What you need to do:
Give back exactly the lines from the beginning of the listing below to the line holding "width=14.47cm,minimum height=6.22cm] (leader)", both ends included; the pictures stay out.

Data shown:
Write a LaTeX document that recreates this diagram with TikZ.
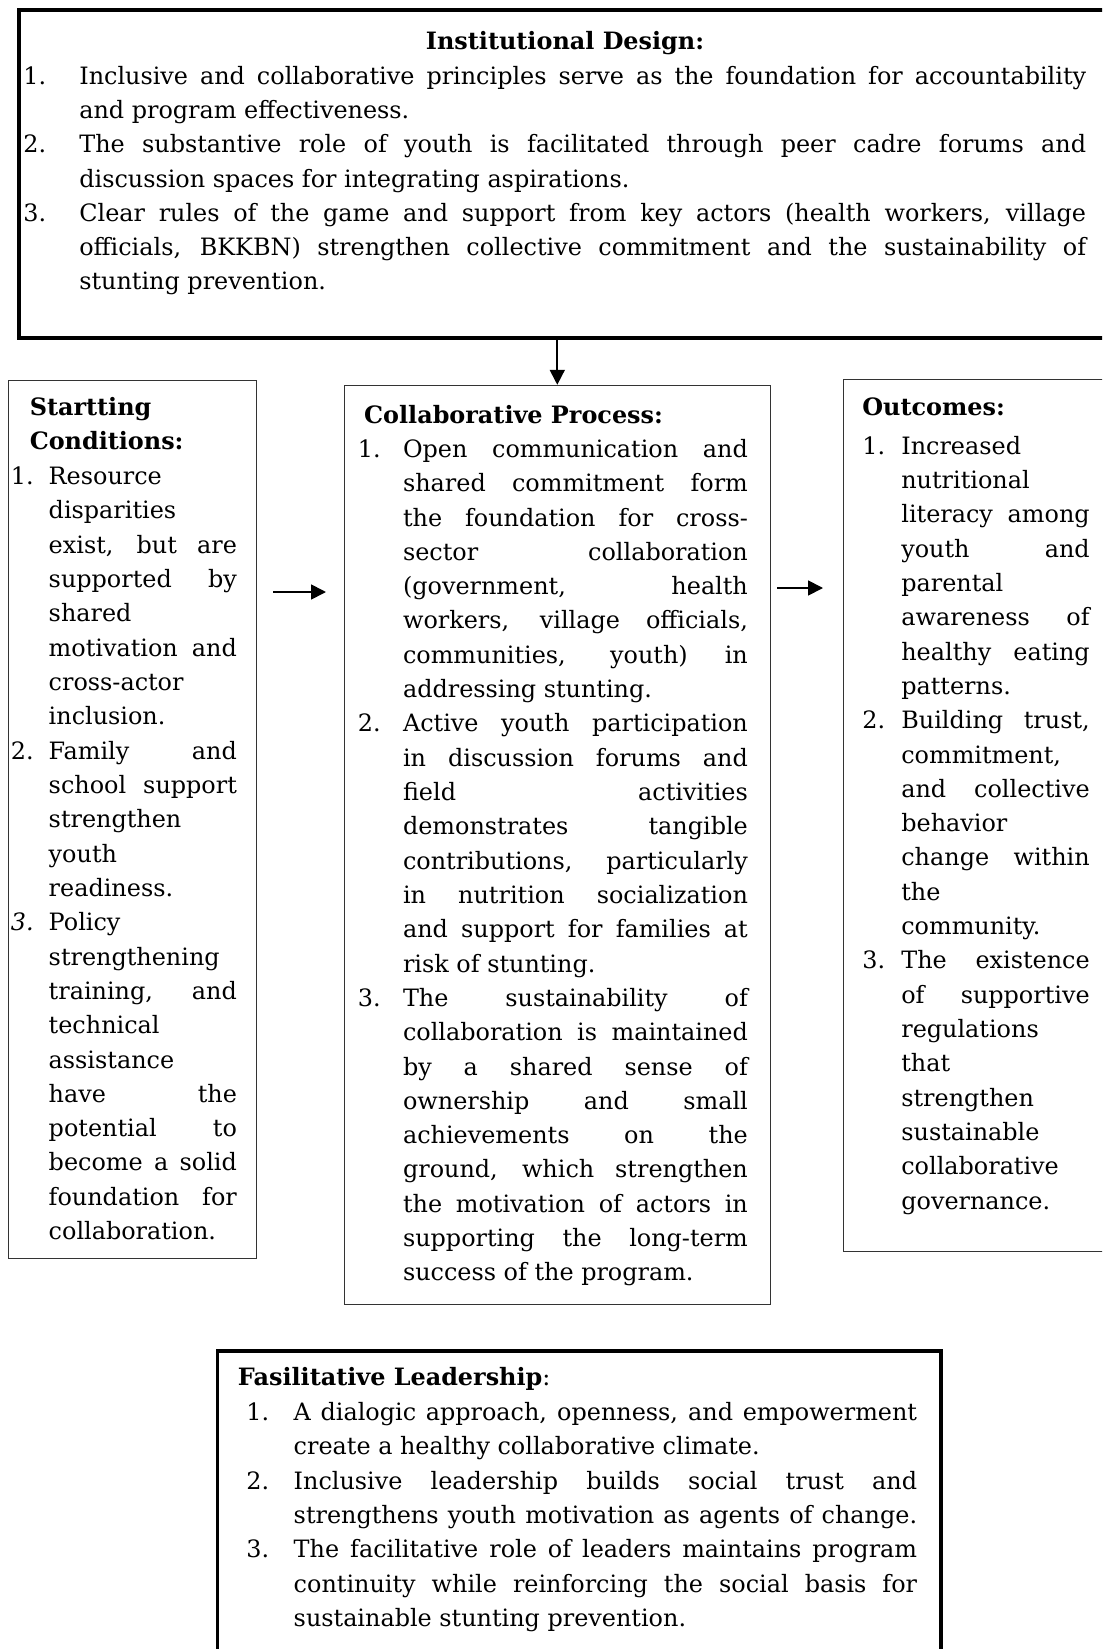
\documentclass[tikz,border=0pt]{standalone}
\usepackage{fontspec}
\setmainfont{DejaVu Serif}
\usetikzlibrary{arrows.meta}

\newlength{\numw}
\newlength{\colw}
\newcommand{\boxfont}{\fontsize{13.6pt}{19.53pt}\selectfont}
\newcommand{\inum}[2]{\strut\makebox[\numw][l]{#1}\makebox[\colw][s]{#2}}
\newcommand{\inumr}[2]{\strut\makebox[\numw][l]{#1}#2}
\newcommand{\ljust}[1]{\strut\hspace*{\numw}\makebox[\colw][s]{#1}}
\newcommand{\lrag}[1]{\strut\hspace*{\numw}#1}

\begin{document}
\begin{tikzpicture}[x=0.02cm,y=-0.02cm,
  heavybox/.style={draw=black,line width=2.2pt,anchor=north west,inner sep=0pt},
  lightbox/.style={draw=black!80,line width=0.6pt,anchor=north west,inner sep=0pt},
  headtext/.style={font=\boxfont\bfseries,align=left,anchor=north west,inner sep=0pt},
  listtext/.style 2 args={font=\boxfont,align=left,anchor=north west,inner sep=0pt,
    /utils/exec={\global\numw=#1\relax\global\colw=#2\relax}},
  arr/.style={-{Triangle[length=0.3cm,width=0.3cm]},line width=1pt}]

\path[use as bounding box,fill=white] (0,0) rectangle (1102,1649);
\clip (0,0) rectangle (1102,1649);

% frames
\node[heavybox,minimum width=21.86cm,minimum height=6.56cm] (design) at (16.8,8.4) {};
\node[lightbox,minimum width=4.96cm,minimum height=17.58cm] (start) at (8.4,379.6) {};
\node[lightbox,minimum width=8.52cm,minimum height=18.38cm] (process) at (343.8,384.8) {};
\node[lightbox,minimum width=5.33cm,minimum height=17.46cm] (outcome) at (843.3,378.5) {};
\node[heavybox,minimum width=14.47cm,minimum height=6.22cm] (leader) at (215.6,1349) {};

% institutional design
\node[headtext,anchor=north] (design-head) at (565,24.9) {\strut Institutional Design:};
\node[listtext={1.12cm}{20.14cm}] (design-list) at (23,59.7) {
  \inum{1.}{Inclusive and collaborative principles serve as the foundation for accountability}\\
  \lrag{and program effectiveness.}\\
  \inum{2.}{The substantive role of youth is facilitated through peer cadre forums and}\\
  \lrag{discussion spaces for integrating aspirations.}\\
  \inum{3.}{Clear rules of the game and support from key actors (health workers, village}\\
  \ljust{officials, BKKBN) strengthen collective commitment and the sustainability of}\\
  \lrag{stunting prevention.}};

% starting conditions
\node[headtext] (start-head) at (29.4,391) {\strut Startting\\\strut Conditions:};
\node[listtext={0.758cm}{3.764cm}] (start-list) at (10.5,460.3) {
  \inumr{1.}{Resource}\\
  \lrag{disparities}\\
  \ljust{exist, but are}\\
  \ljust{supported by}\\
  \lrag{shared}\\
  \ljust{motivation and}\\
  \lrag{cross-actor}\\
  \lrag{inclusion.}\\
  \inum{2.}{Family and}\\
  \ljust{school support}\\
  \lrag{strengthen}\\
  \lrag{youth}\\
  \lrag{readiness.}\\
  \inumr{\textit{3.}}{Policy}\\
  \lrag{strengthening}\\
  \ljust{training, and}\\
  \lrag{technical}\\
  \lrag{assistance}\\
  \ljust{have the}\\
  \ljust{potential to}\\
  \ljust{become a solid}\\
  \ljust{foundation for}\\
  \lrag{collaboration.}};

% collaborative process
\node[headtext] (process-head) at (363.8,399.3) {\strut Collaborative Process:};
\node[listtext={0.904cm}{6.898cm}] (process-list) at (357.5,433) {
  \inum{1.}{Open communication and}\\
  \ljust{shared commitment form}\\
  \ljust{the foundation for cross-}\\
  \ljust{sector collaboration}\\
  \ljust{(government, health}\\
  \ljust{workers, village officials,}\\
  \ljust{communities, youth) in}\\
  \lrag{addressing stunting.}\\
  \inum{2.}{Active youth participation}\\
  \ljust{in discussion forums and}\\
  \ljust{field activities}\\
  \ljust{demonstrates tangible}\\
  \ljust{contributions, particularly}\\
  \ljust{in nutrition socialization}\\
  \ljust{and support for families at}\\
  \lrag{risk of stunting.}\\
  \inum{3.}{The sustainability of}\\
  \ljust{collaboration is maintained}\\
  \ljust{by a shared sense of}\\
  \ljust{ownership and small}\\
  \ljust{achievements on the}\\
  \ljust{ground, which strengthen}\\
  \ljust{the motivation of actors in}\\
  \ljust{supporting the long-term}\\
  \lrag{success of the program.}};

% outcomes
\node[headtext] (outcome-head) at (862,391) {\strut Outcomes:};
\node[listtext={0.78cm}{3.768cm}] (outcome-list) at (862,429.8) {
  \inumr{1.}{Increased}\\
  \lrag{nutritional}\\
  \ljust{literacy among}\\
  \ljust{youth and}\\
  \lrag{parental}\\
  \ljust{awareness of}\\
  \ljust{healthy eating}\\
  \lrag{patterns.}\\
  \inum{2.}{Building trust,}\\
  \lrag{commitment,}\\
  \ljust{and collective}\\
  \lrag{behavior}\\
  \ljust{change within}\\
  \lrag{the}\\
  \lrag{community.}\\
  \inum{3.}{The existence}\\
  \ljust{of supportive}\\
  \lrag{regulations}\\
  \lrag{that}\\
  \lrag{strengthen}\\
  \lrag{sustainable}\\
  \lrag{collaborative}\\
  \lrag{governance.}};

% facilitative leadership
\node[headtext] (leader-head) at (237.6,1361.4) {\strut Fasilitative Leadership\mdseries:};
\node[listtext={0.948cm}{12.47cm}] (leader-list) at (246,1396.1) {
  \inum{1.}{A dialogic approach, openness, and empowerment}\\
  \lrag{create a healthy collaborative climate.}\\
  \inum{2.}{Inclusive leadership builds social trust and}\\
  \ljust{strengthens youth motivation as agents of change.}\\
  \inum{3.}{The facilitative role of leaders maintains program}\\
  \ljust{continuity while reinforcing the social basis for}\\
  \lrag{sustainable stunting prevention.}};

% connectors
\coordinate (start-out) at (273,592);
\coordinate (process-in) at (326,592);
\coordinate (process-out) at (777,588);
\coordinate (outcome-in) at (823,588);
\draw[arr] (design.south -| process.north) -- (process.north);
\draw[arr] (start-out) -- (process-in);
\draw[arr] (process-out) -- (outcome-in);
\end{tikzpicture}
\end{document}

Result:
Write a LaTeX document that recreates this diagram with TikZ.
\documentclass[tikz,border=0pt]{standalone}
\usepackage{fontspec}
\setmainfont{DejaVu Serif}
\usetikzlibrary{arrows.meta}

\newlength{\numw}
\newlength{\colw}
\newcommand{\boxfont}{\fontsize{13.6pt}{19.53pt}\selectfont}
\newcommand{\inum}[2]{\strut\makebox[\numw][l]{#1}\makebox[\colw][s]{#2}}
\newcommand{\inumr}[2]{\strut\makebox[\numw][l]{#1}#2}
\newcommand{\ljust}[1]{\strut\hspace*{\numw}\makebox[\colw][s]{#1}}
\newcommand{\lrag}[1]{\strut\hspace*{\numw}#1}

\begin{document}
\begin{tikzpicture}[x=0.02cm,y=-0.02cm,
  heavybox/.style={draw=black,line width=2.2pt,anchor=north west,inner sep=0pt},
  lightbox/.style={draw=black!80,line width=0.6pt,anchor=north west,inner sep=0pt},
  headtext/.style={font=\boxfont\bfseries,align=left,anchor=north west,inner sep=0pt},
  listtext/.style 2 args={font=\boxfont,align=left,anchor=north west,inner sep=0pt,
    /utils/exec={\global\numw=#1\relax\global\colw=#2\relax}},
  arr/.style={-{Triangle[length=0.3cm,width=0.3cm]},line width=1pt}]

\path[use as bounding box,fill=white] (0,0) rectangle (1102,1649);
\clip (0,0) rectangle (1102,1649);

% frames
\node[heavybox,minimum width=21.86cm,minimum height=6.56cm] (design) at (16.8,8.4) {};
\node[lightbox,minimum width=4.96cm,minimum height=17.58cm] (start) at (8.4,379.6) {};
\node[lightbox,minimum width=8.52cm,minimum height=18.38cm] (process) at (343.8,384.8) {};
\node[lightbox,minimum width=5.33cm,minimum height=17.46cm] (outcome) at (843.3,378.5) {};
\node[heavybox,minimum width=14.47cm,minimum height=6.22cm] (leader) at (215.6,1349) {};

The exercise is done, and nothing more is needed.